La génération de nos parents a été élevé dans le mythe journalistique incarné par le livre puis le film Les hommes du président. Pensez donc, deux journaleux qui posent des questions, insistent, ne se satisfont pas des mensonges d'état et finissent par révéler au monde le scandale du Watergate. Énorme. Probité. Pugnacité. Indépendance. Tout le monde voulait alors devenir journaliste, c'était devenu les nouveaux super héros, l'incarnation du fameux 4e pouvoir capable de contrebalancer les manigances politicardes.
Notre génération a eu d'autres modèles, bien évidemment. PPDA et Fidel Castro. Les journalistes agenouillés à l'Élysée au lieu de poser les questions qui fâchent. Les belles présentatrices du 20h qui partent en épousailles avec des ministres bien propres sur eux. Il faut maintenant lire la presse suisse ou belge pour avoir les détails des frasques de Nabulio. Il y a bien le bon vieux Canard enchaîné et Rue89, certes, mais le journalisme a perdu une bonne partie de ses plumes. Qui rêve encore d'obtenir sa carte de presse pour devenir collègue avec Jean-Michel Apathie, David Pujadas ou Nicolas Demorand ?

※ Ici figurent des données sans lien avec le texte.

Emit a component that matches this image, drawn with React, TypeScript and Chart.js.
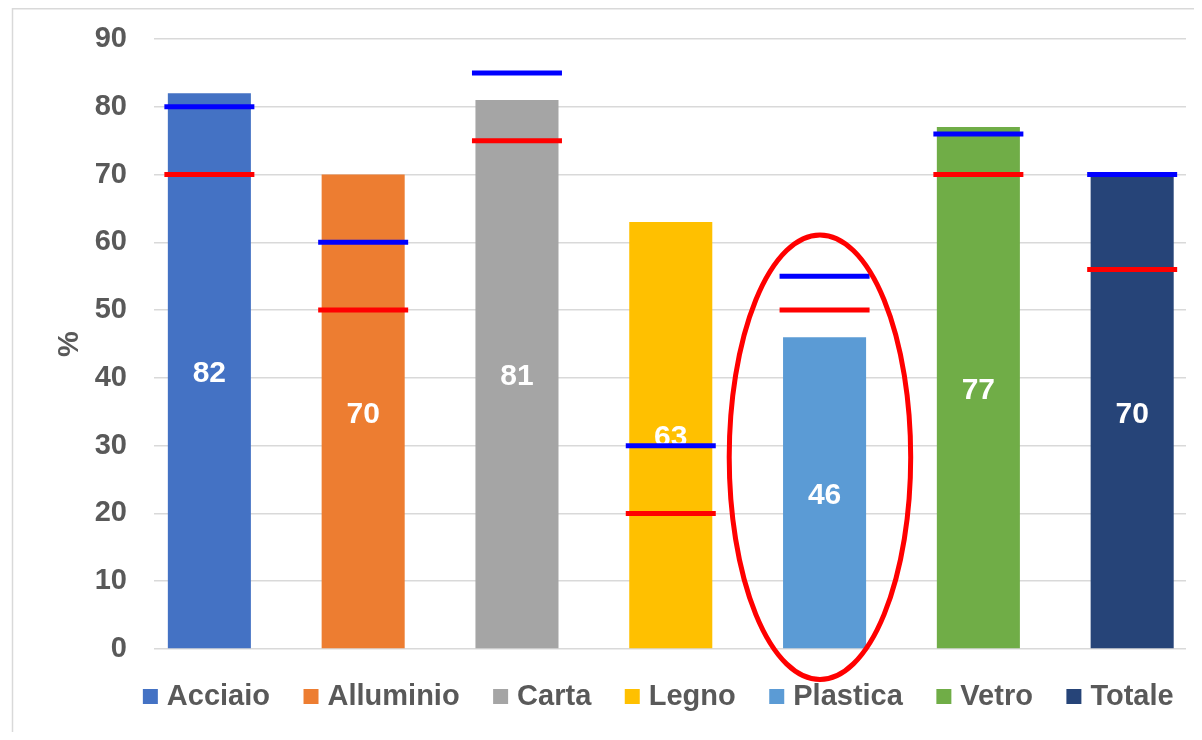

Et puis il y a la crise du journal papier. Le gratuit, Google, les revenus publicitaires qui dégringolent... C'est vraiment une belle époque pour piger dans une feuille de chou. Et justement, The Imperfectionists raconte comment ça se passe dans une salle de rédaction. L'action se déroule dans un journal fictif basé à Rome mais écrit en anglais par des journalistes américains. Il faut couper dans la masse salariale du journal, envoyer des stagiaires faire le sale boulot au Caire, gérer des vieilles gloires en fin de parcours, lutter pour garder son petit trône dans l'équipe rédactionnelle, se fader l'ego gargantuesque du rédac' chef, supporter le type bizarre qui écrit les mots-croisés... C'est à travers 11 portraits de membres de la rédaction que Tom Rachman, lui-même journaliste canadien en poste à Rome et dans plein d'autres coins du monde, dézingue son petit univers. Tout le monde en prend pour son grade à travers des nouvelles assassines où ces journalistes étalent leur incompétence. Le type qui écrit les chroniques nécrologiques et qui va visiter les personnalités proches de mourir pour mettre leur biographie à jour en prétextant que le journal veut publier un gros portrait d'eux. Le journaliste qui n'a jamais écrit le Grand Roman qu'il s'était promis d'écrire en débutant sa carrière. La relectrice un peu dingue que tout le monde déteste. Le correspondant à l'étranger qui se prend pour le nombril du monde...
C'est très efficace comme construction, mais c'est parfois très caricatural dans le contenu. Et très franchement, les 11 chapitres ne sont pas tous de la même eau. Moi j'aime quand une nouvelle a un revirement ou une surprise finale, une chute qui me prend par surprise. Là, les chapitres vont exactement dans le sens que l'on imagine au départ. Le plus ironique, c'est que tous les journalistes ADORENT ce petit livre mesquin. On raconte même que Brad Pitt a acheté les droits pour l'adaptation ciné. Ça pourrait être l'équivalent de Burn after reading pour le monde du journalisme. Moi, je trouve ce cynisme corporatif plus inquiétant qu'autre chose. Ils rigolent tous en regardant le bateau couler. J'ai du mal à les plaindre. S'il le milieu se reconnait si bien dans ces 11 archétypes, c'est peut être qu'il mérite la traversée du désert qu'il subit.